Foreigners can reduce their holdings in the gilts market but they cannot reduce their net position in sterling assets other than through selling less stuff to us. An improving trade balance is what we want.
One of the main causes why the banking crisis was worse in Britain than elsewhere is because there was a dearth of short-dated government debt securities. The banks did not have liquid assets. Their assets were a load of crap and nobody knew what it was worth. The only liquid asset in a liquidity crisis is short-dated government debt. No matter who collapses the government will still be standing after the crisis. That situation will not be allowed to arise again so the banks do need a constant stream of debt securities for capital requirements.
Sunny,
what the hell? “disingenuous”?
If we keep accumulating debt at pace, then even if interest rates only rise a percentage point or two (as you’d expect, medium term) then it’s quite reasonable for Clegg to think that cost too burdensome.
If you think my “disingenuousness” consists of raising a point that only becomes salient should interest rates “get out of control” then you are quite wrong. Is that “nearly £70bn” Clegg mentions predicated on interest rates getting “out of control”? No. Is spending £70bn on debt service too much? I don’t know. Obviously you have to weigh that future cost against the present benefits of being able to run that deficit (or the costs of having to cut it). R Murphy does not tackle that question hence me briefly pointing out he does not address the substance of Clegg’s argument, before I moved on to addressing the substance of his. I can assure you I was being quite sincere and straightforward in making that point.

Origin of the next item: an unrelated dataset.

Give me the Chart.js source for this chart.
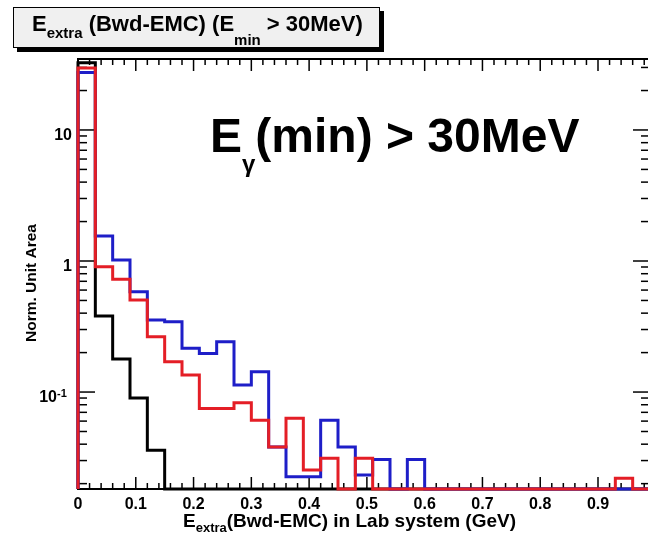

on the subject of not addressing the substance of arguments, you seem to have avoided the issue of the substance of this post being total garbage. This is the left-wing’s equivalent of crazy global warming denialism etc. and I’m sorry to learn that the editors of this site cannot spot stinking garbage when they see it*. As I said, it hope its an aberration.
* unless you’ve given Murphy editor rights, in which case I urge you to rescind them.
nb Richard makes good points, but even if you want to say that the true cost to the government of financing its debt is some fraction ‘q’ of the nominal interest bill ‘X’, i.e. true cost= q*X, then it still makes sense to think X has gotten to large and want to cut it. I’m sure Richard wouldn’t say that government debt can never be too big.
for avoidance of confusion, I meant Richard W makes some good points @13
Sad to see LibCon publishing articles by a man who smears his opponents as having mental health issues:
http://bellagerens.com/2010/08/21/ive-finally-discovered-richard-murphy/
Still, politics trumps all I suppose.
Murphy is an exemplar of the Dunning-Kruger effect.
@14 – “… on the subject of not addressing the substance of arguments, you seem to have avoided the issue of the substance of this post being total garbage. This is the left-wing’s equivalent of crazy global warming denialism etc. and I’m sorry to learn that the editors of this site cannot spot stinking garbage when they see it.”
Just wanted to echo these sentiments.
The post is utter nonsense and devalues the site simply by being on it. It lends credence to those who argue (without merit, in my opinion) that the left is economically illiterate – as Luis said, it’s the equivalent of the right-wing lunatic fringe.
Get rid of it.
Does anyone else know what Luis Enrique’s beef is at No.2?
A rather spittle flecked rant without much substance.